AIM >> Leave out the pictures, and write out exactly the lines from the beginning of the material to the line holding "years = list(range(1998, 2008))", that line included, and nothing else.

Entries with chart source code
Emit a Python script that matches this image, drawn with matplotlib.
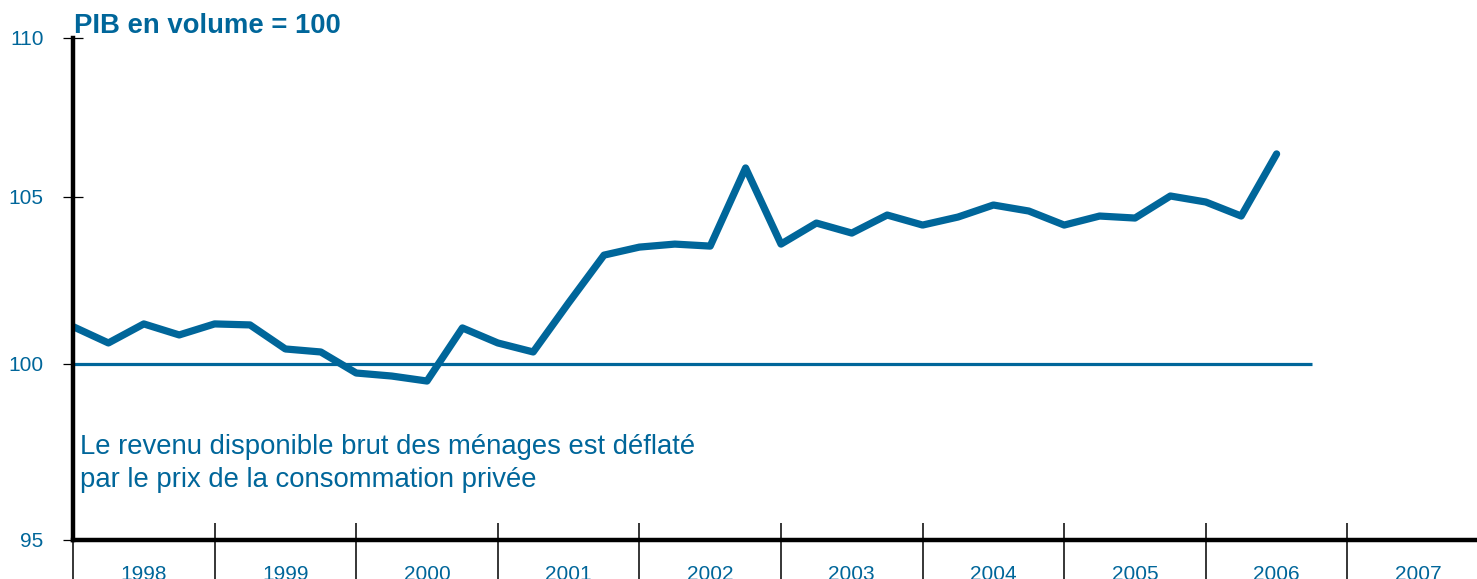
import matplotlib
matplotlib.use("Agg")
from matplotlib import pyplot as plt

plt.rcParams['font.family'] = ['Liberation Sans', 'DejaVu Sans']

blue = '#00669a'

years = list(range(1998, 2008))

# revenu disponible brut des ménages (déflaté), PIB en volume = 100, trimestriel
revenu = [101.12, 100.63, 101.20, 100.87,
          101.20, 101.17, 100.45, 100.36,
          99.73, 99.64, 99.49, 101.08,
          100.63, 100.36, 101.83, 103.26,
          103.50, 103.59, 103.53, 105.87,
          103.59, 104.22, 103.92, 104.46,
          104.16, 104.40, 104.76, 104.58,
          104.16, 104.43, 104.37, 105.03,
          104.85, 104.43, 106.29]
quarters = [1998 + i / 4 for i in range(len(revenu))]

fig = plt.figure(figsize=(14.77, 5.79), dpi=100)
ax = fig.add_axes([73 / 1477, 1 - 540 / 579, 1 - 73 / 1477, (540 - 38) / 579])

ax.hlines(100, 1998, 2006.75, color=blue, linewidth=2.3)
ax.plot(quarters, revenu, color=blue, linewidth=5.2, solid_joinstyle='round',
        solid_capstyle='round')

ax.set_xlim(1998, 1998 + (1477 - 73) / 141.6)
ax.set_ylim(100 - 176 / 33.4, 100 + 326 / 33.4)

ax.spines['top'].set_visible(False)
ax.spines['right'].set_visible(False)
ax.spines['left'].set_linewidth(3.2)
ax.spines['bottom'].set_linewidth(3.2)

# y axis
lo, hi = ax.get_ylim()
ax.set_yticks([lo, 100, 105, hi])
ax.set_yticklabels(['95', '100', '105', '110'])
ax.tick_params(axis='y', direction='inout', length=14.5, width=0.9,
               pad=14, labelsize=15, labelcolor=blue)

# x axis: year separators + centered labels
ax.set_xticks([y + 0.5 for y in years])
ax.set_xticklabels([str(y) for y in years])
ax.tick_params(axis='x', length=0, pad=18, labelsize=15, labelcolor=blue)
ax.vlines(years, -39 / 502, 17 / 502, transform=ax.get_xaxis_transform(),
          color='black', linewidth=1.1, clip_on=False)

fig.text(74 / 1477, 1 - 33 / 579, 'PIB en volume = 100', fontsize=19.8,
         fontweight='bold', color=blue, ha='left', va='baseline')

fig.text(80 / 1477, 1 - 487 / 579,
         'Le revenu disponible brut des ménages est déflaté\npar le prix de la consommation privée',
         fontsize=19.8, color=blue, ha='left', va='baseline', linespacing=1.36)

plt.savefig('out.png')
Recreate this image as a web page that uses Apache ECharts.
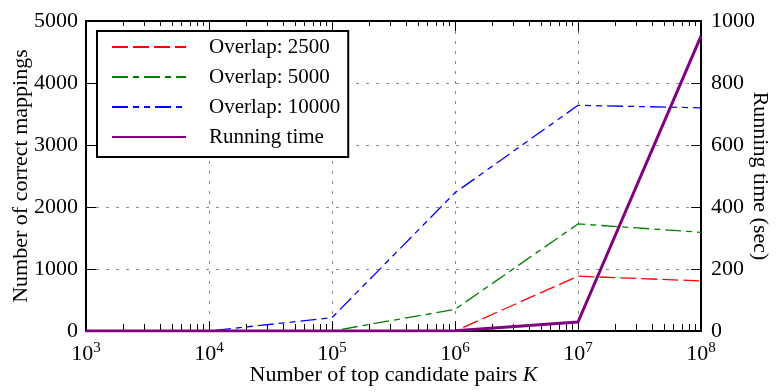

ANSWER FOR THE TASK >>
Emit a Python script that matches this image, drawn with matplotlib.
import matplotlib
matplotlib.use("Agg")
from matplotlib import pyplot as plt

plt.rcParams['font.family'] = ['Liberation Sans', 'DejaVu Sans']

blue = '#00669a'

years = list(range(1998, 2008))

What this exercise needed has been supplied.